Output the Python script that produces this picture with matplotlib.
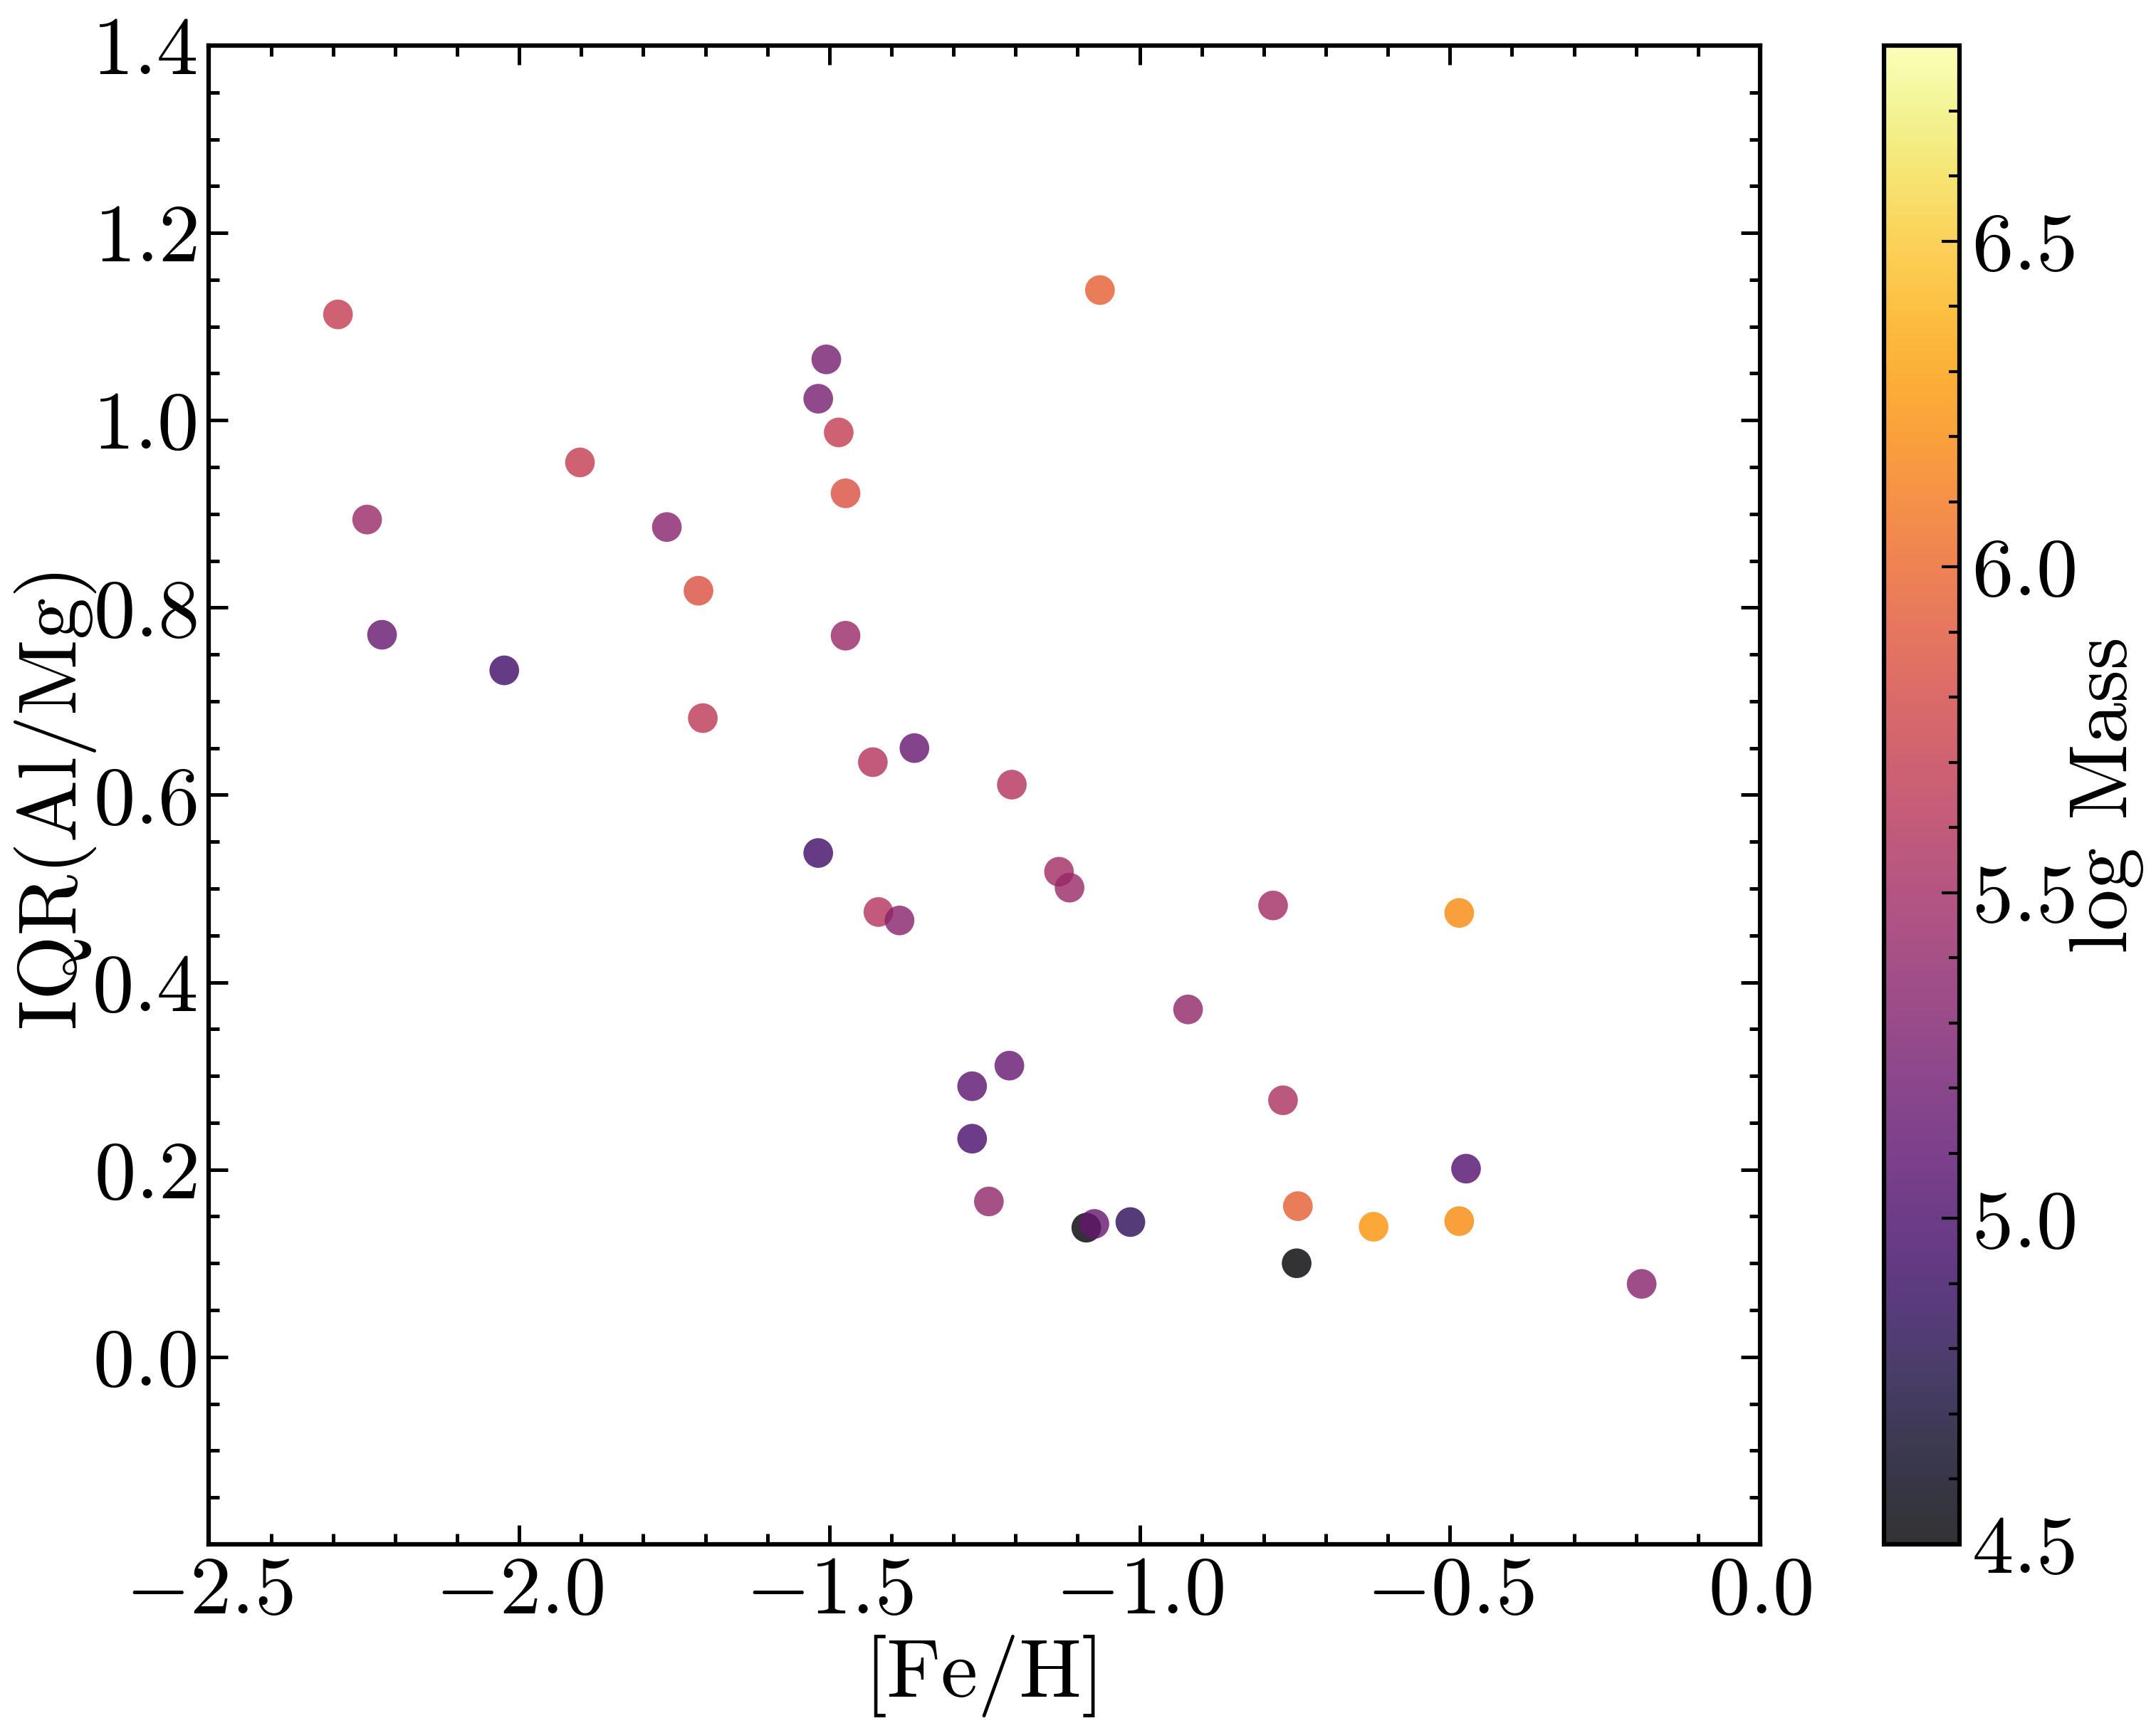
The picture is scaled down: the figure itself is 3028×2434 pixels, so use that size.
import numpy as np
import matplotlib
matplotlib.use("Agg")
import matplotlib.pyplot as plt
from matplotlib.ticker import MultipleLocator

# ------------------------------
# Data
# ------------------------------
feh = [-2.292, -2.245, -2.221, -2.024, -1.902, -1.762, -1.711, -1.704,
       -1.518, -1.518, -1.505, -1.485, -1.474, -1.474, -1.430, -1.421,
       -1.387, -1.363, -1.206, -1.270, -1.270, -1.210, -1.243, -1.130,
       -1.113, -1.064, -1.086, -1.073, -1.015, -0.922, -0.785, -0.769,
       -0.745, -0.747, -0.623, -0.485, -0.485, -0.474, -0.191]
iqr_almg = [1.113, 0.894, 0.771, 0.733, 0.955, 0.886, 0.818, 0.682,
            0.538, 1.023, 1.065, 0.987, 0.922, 0.770, 0.635, 0.475,
            0.466, 0.650, 0.611, 0.289, 0.233, 0.311, 0.166, 0.518,
            0.501, 1.139, 0.138, 0.142, 0.144, 0.371, 0.482, 0.274,
            0.161, 0.100, 0.139, 0.474, 0.145, 0.201, 0.078]
log_mass = [5.70, 5.45, 5.15, 4.95, 5.70, 5.35, 5.85, 5.65,
            4.95, 5.25, 5.25, 5.70, 5.85, 5.45, 5.60, 5.60,
            5.35, 5.15, 5.60, 5.10, 5.00, 5.15, 5.40, 5.50,
            5.45, 5.95, 4.50, 5.15, 4.85, 5.40, 5.50, 5.55,
            5.95, 4.50, 6.25, 6.20, 6.20, 5.05, 5.35]

plt.rcParams.update({
    "font.family": "serif",
    "font.serif": ["cmr10"],
    "mathtext.fontset": "cm",
    "axes.formatter.use_mathtext": True,
    "font.size": 28,
    "axes.linewidth": 1.5,
})

fig = plt.figure(figsize=(3028 / 300, 2434 / 300), dpi=300)
ax = fig.add_axes([0.0969, 0.1089, 0.8164 - 0.0969, 0.9737 - 0.1089])
cax = fig.add_axes([0.8738, 0.1089, 0.9089 - 0.8738, 0.9737 - 0.1089])

sc = ax.scatter(feh, iqr_almg, c=log_mass, cmap="inferno", vmin=4.5, vmax=6.8,
                s=100, alpha=0.8, edgecolors="none")

ax.set_xlim(-2.5, 0.0)
ax.set_ylim(-0.2, 1.4)
ax.xaxis.set_major_locator(MultipleLocator(0.5))
ax.xaxis.set_minor_locator(MultipleLocator(0.1))
ax.yaxis.set_minor_locator(MultipleLocator(0.05))
ax.set_yticks([0.0, 0.2, 0.4, 0.6, 0.8, 1.0, 1.2, 1.4])
ax.tick_params(which="both", direction="in", top=True, right=True, width=1.2)
ax.tick_params(which="major", length=6.5, labelsize=28, pad=4)
ax.tick_params(which="minor", length=3.5)
ax.set_xlabel("[Fe/H]", fontsize=28, labelpad=2)
ax.set_ylabel("IQR(Al/Mg)", fontsize=28, labelpad=-1)

cb = fig.colorbar(sc, cax=cax)
cb.set_ticks([4.5, 5.0, 5.5, 6.0, 6.5])
cb.ax.yaxis.set_minor_locator(MultipleLocator(0.1))
cb.ax.tick_params(which="both", direction="in", width=1.0)
cb.ax.tick_params(which="major", length=6, labelsize=28, pad=4)
cb.ax.tick_params(which="minor", length=3.5)
cb.outline.set_linewidth(1.5)
cb.set_label("log Mass", fontsize=28, labelpad=-2)

fig.savefig("out.png", dpi=300)
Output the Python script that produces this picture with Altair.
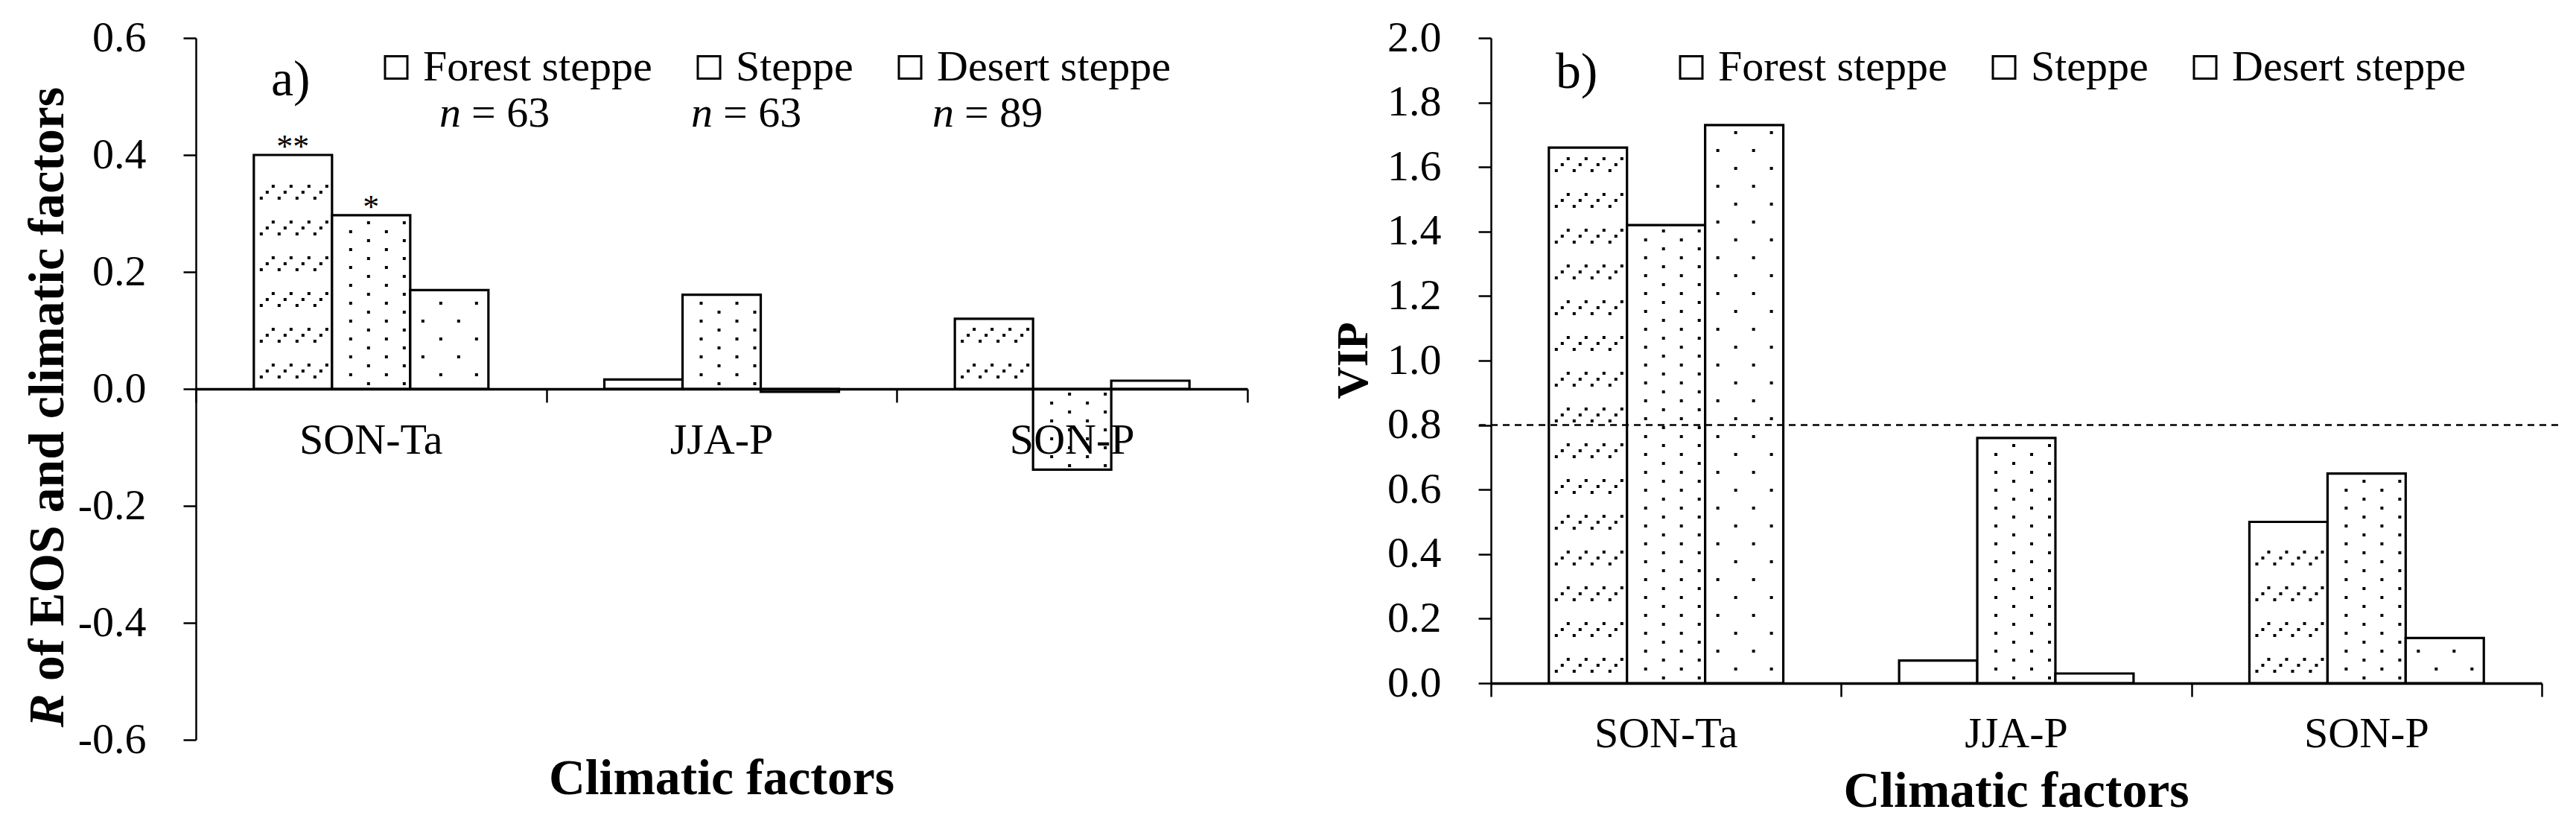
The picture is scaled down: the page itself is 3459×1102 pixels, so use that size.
────────
§ WHAT IS ASKED: Reproduce exactly the lines from the line with "The picture is scaled down: the figure" to the line with "from matplotlib.ticker import MultipleLocator", both end lines included.

§ WRITTEN SOLUTION:
The picture is scaled down: the figure itself is 3028×2434 pixels, so use that size.
import numpy as np
import matplotlib
matplotlib.use("Agg")
import matplotlib.pyplot as plt
from matplotlib.ticker import MultipleLocator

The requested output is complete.